Before you can write ICAs, you need to know what the relevant transactions actually are.
As far as I know, we at LCN Legal are unique in the world of transfer pricing. We are lawyers who specialise in the legal implementation of TP, but we don’t advise on TP itself.
This means that every year we get to review a large number of TP policies, studies, reports, master files and local files prepared by other professionals (both in-house and in advisory firms).
Sometimes, after reading those documents (with a view to creating appropriate intercompany agreements), we are none the wiser as to what the relevant intercompany transactions actually are.

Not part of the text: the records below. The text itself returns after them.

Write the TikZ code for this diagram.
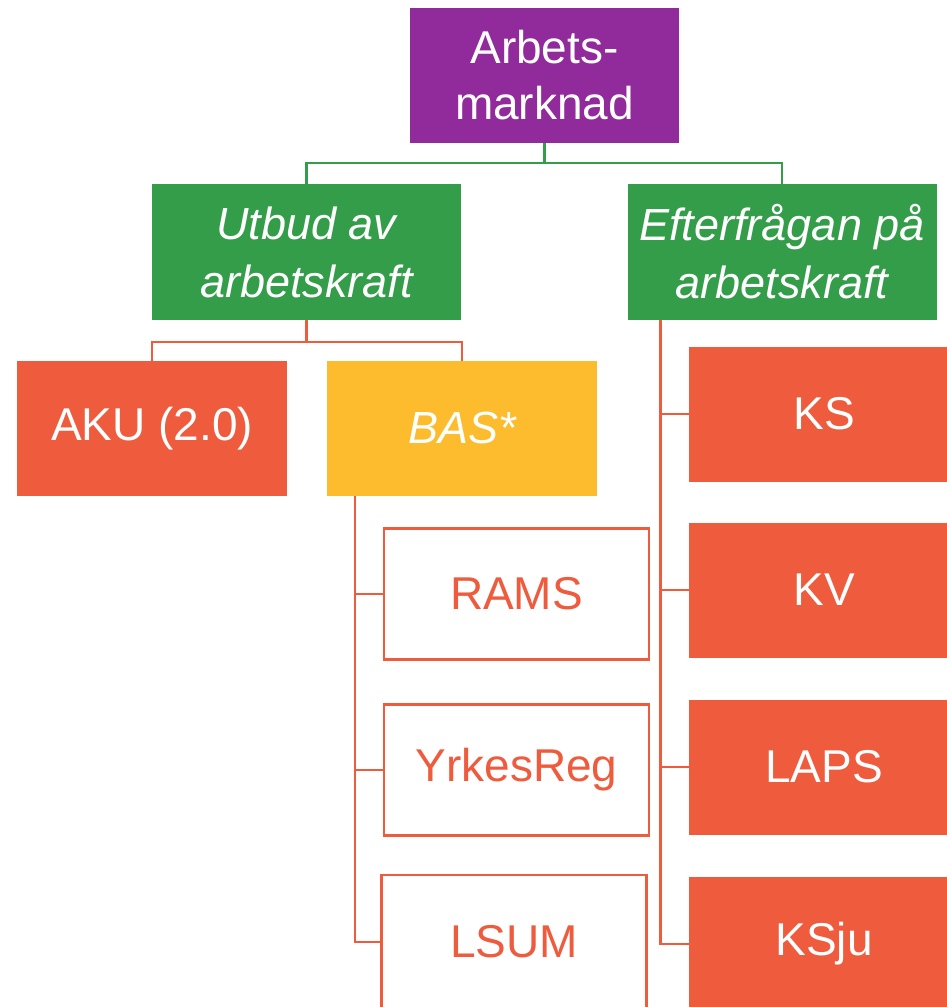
\documentclass[tikz,border=0pt]{standalone}
\usepackage{fontspec}
\setmainfont{Liberation Sans}
\usepackage{tikz}
\usetikzlibrary{positioning,calc}
\usepackage{xcolor}
\definecolor{topcolor}{RGB}{145, 42, 155}
\definecolor{sidecolor}{RGB}{52, 157, 73}
\definecolor{surveycolor}{RGB}{239, 91, 61}
\definecolor{regcolor}{RGB}{253, 188, 45}

\begin{document}
\begin{tikzpicture}[
    x=1pt, y=-1pt,
    box/.style={rectangle, inner sep=0pt, align=center, text=white, font=\fontsize{46}{56}\selectfont},
    pnode/.style={box, fill=topcolor, minimum width=269pt, minimum height=135pt},
    gnode/.style={box, fill=sidecolor, minimum width=309pt, minimum height=136pt, font=\fontsize{45}{58}\selectfont\itshape},
    onode/.style={box, fill=surveycolor, minimum width=270pt, minimum height=135pt},
    ynode/.style={box, fill=regcolor, minimum width=270pt, minimum height=135pt, font=\fontsize{45}{56}\selectfont\itshape},
    wnode/.style={box, draw=surveycolor, line width=2.5pt, fill=white, text=surveycolor, minimum width=265pt, minimum height=131pt},
    gedge/.style={draw=sidecolor, line width=2.5pt},
    oedge/.style={draw=surveycolor, line width=2.5pt}
]
    \useasboundingbox (0,0) rectangle (946,1007);

    % Top
    \node[pnode] (arb) at (544.5, 75.5) {Arbets-\\marknad};

    % Supply and demand
    \node[gnode] (utb) at (306.5, 252) {Utbud av\\arbetskraft};
    \node[gnode] (eft) at (782, 252) {Efterfrågan på\\arbetskraft};

    % Supply side
    \node[onode] (aku) at (152, 428.5) {AKU (2.0)};
    \node[ynode] (bas) at (462, 428.5) {BAS*};
    \node[wnode] (rams) at (516.5, 594) {RAMS};
    \node[wnode] (yrk) at (516.5, 770) {YrkesReg};
    \node[wnode, minimum height=134pt] (lsum) at (514, 942) {LSUM};

    % Demand side
    \node[onode] (ks) at (824, 414) {KS};
    \node[onode] (kv) at (824, 590) {KV};
    \node[onode] (laps) at (824, 767) {LAPS};
    \node[onode] (ksju) at (824, 944) {KSju};

    % === EDGES ===

    % Top -> supply/demand
    \draw[gedge] (arb.south) -- ++(0,20) -| (utb.north);
    \draw[gedge] (arb.south) -- ++(0,20) -| (eft.north);

    % Supply -> AKU, BAS
    \draw[oedge] (utb.south) -- ++(0,22) -| (aku.north);
    \draw[oedge] (utb.south) -- ++(0,22) -| (bas.north);

    % BAS -> registers
    \foreach \r in {rams,yrk,lsum} {
        \draw[oedge] ([xshift=28pt]bas.south west) |- (\r.west);
    }

    % Demand -> surveys
    \foreach \s in {ks,kv,laps,ksju} {
        \draw[oedge] ([xshift=33pt]eft.south west) |- (\s.west);
    }
\end{tikzpicture}
\end{document}
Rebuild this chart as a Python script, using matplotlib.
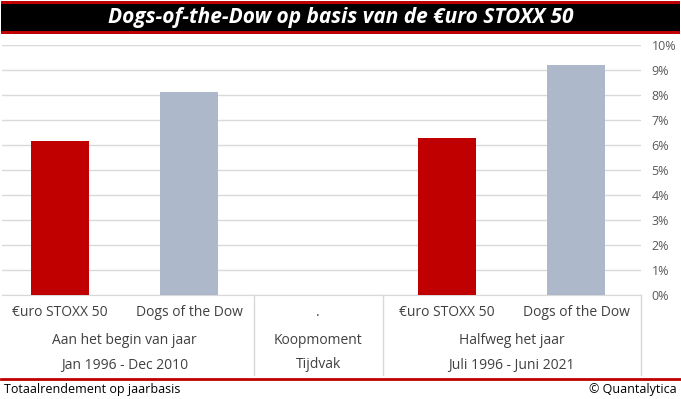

So I thought it would be worth reminding people about a concept which is at the heart of transfer pricing and the arm’s length principle: transaction pairs. As the slide above states, these are the basic 'building blocks' of transfer pricing.
A transaction pair is a pair of associated entities which enters into a transaction – in other words, agrees to exchange value of some description.
Usually, the ‘value’ provided by one party to the transaction is a payment. In which case, defining the transaction involves being clear about:
- which counterparty will receive the payment
- how the payment is to be calculated
- what the payment is for (e.g. services, goods, IP)
- how that benefits the paying party.
It feels strange to write this, since it’s so fundamental. And yet it’s not uncommon to see TP reports and similar documents which talk about functions and risks and tested parties and so on, but don’t actually specify the individual transactions involved – let alone identifying the commercial terms of the transaction.